Mission failure
In Friday evening (2018-05-03), GEO-1 suffered heavy water ingress to both the solar panel as well as the electronics (both Arduino and elecrolytic caps voltage stabilizer).
This is a mission failure event, there's no way around that.
Analysis
The packaging tape used (to make the GEO series even cheaper for others to copy) failed due to a combination of heat, water and UV radiation, making it brittle and also making to sticky part go white and non-sticky.
In short, i used too cheap a material that was not suited to this kind of application.
Lessons learned
Don't use packaging tape where it ius exposed directly to the sun. It will still be useful in some applications, where it is not exposed to the elements.
Another lesson learned is that i need to be much more agressive when waterproofing my designs. Multiple layers of waterproofing are mandatory.
Replacement GEO-1B satellite launched
With the salvagable parts (the Arduino from GEO-1 but not the voltage stabilizer board), the GEO-2 solar panel as well as enough duct tape and a recycled vanilla milk bottle i rebuilt GEO-1 as GEO-1B.
GEO-2 is now destined to get a Generation 2 solar panel with enhanced waterproofing instead.
Expected lifetime of GEO-1B, due to using a dried out and recycled Arduino board as well as a Gen. 1 solar panel (enhanced by adding lots of duct tape) is about 3 months, so this replacement mission will be defined with a Primary mission time of 2 months, with a possible extended mission time of a year.
Geo-1B Photos
Ready to go into its new waterproof housing:

Drilled holes in the plastic bottle cap:

Sealing everything up (using a 5 year old tube of "Pattex" superglue):



The newly sealed solar panel and backboard "borrowed" from GEO-2.

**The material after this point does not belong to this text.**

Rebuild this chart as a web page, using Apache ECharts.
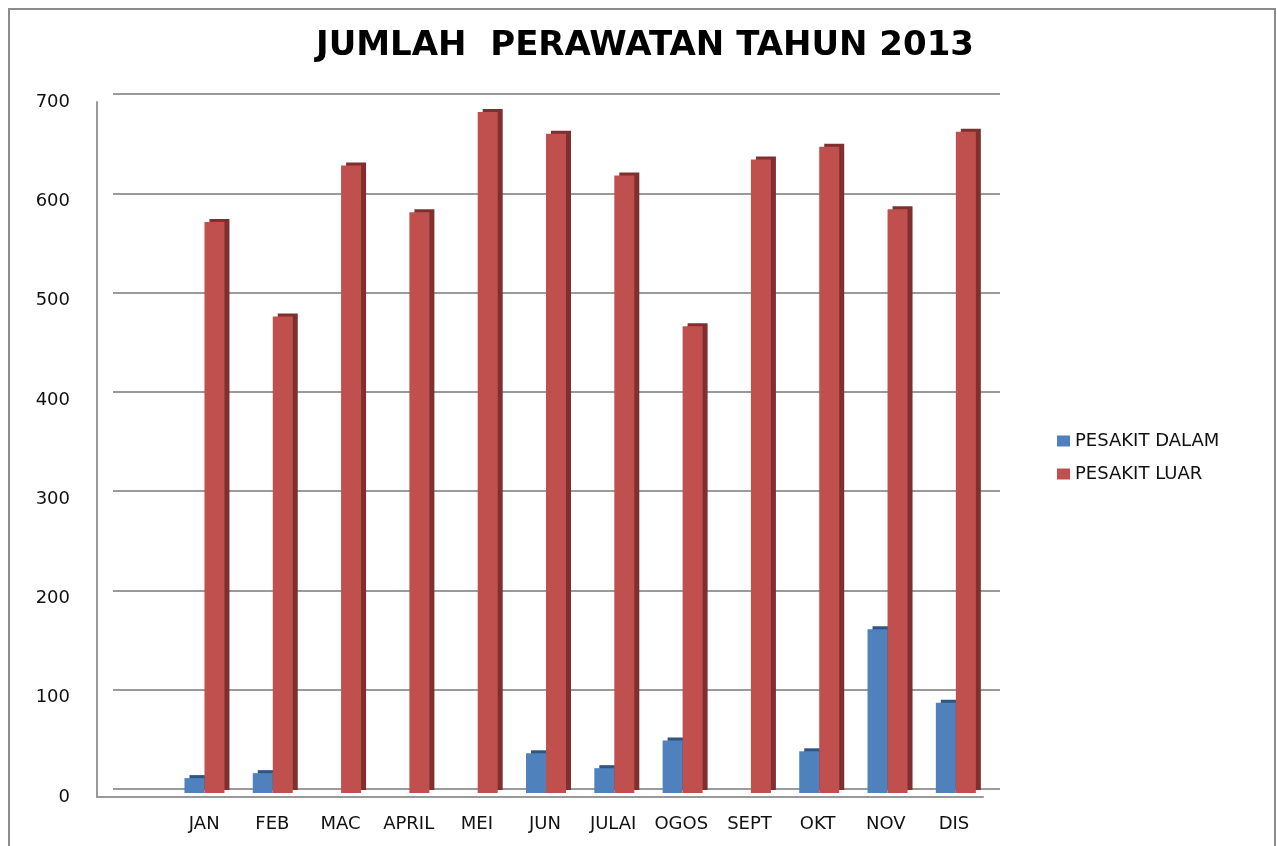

Ready to go up that tree geostastionary orbit:

Orbit reached:


Live view
I added a new "Live view" feature for the GardenSpaceProgram. This may not always be up to date (or even show any data at all). It depends on the communication from the probe as well as the stability of my home internet connection. Basically, after my home server decodes the frame, it sends it to my public server (the one you are reading this blog on).
You don't have to reload the live view page, it updates automatically via websocket when new data comes in.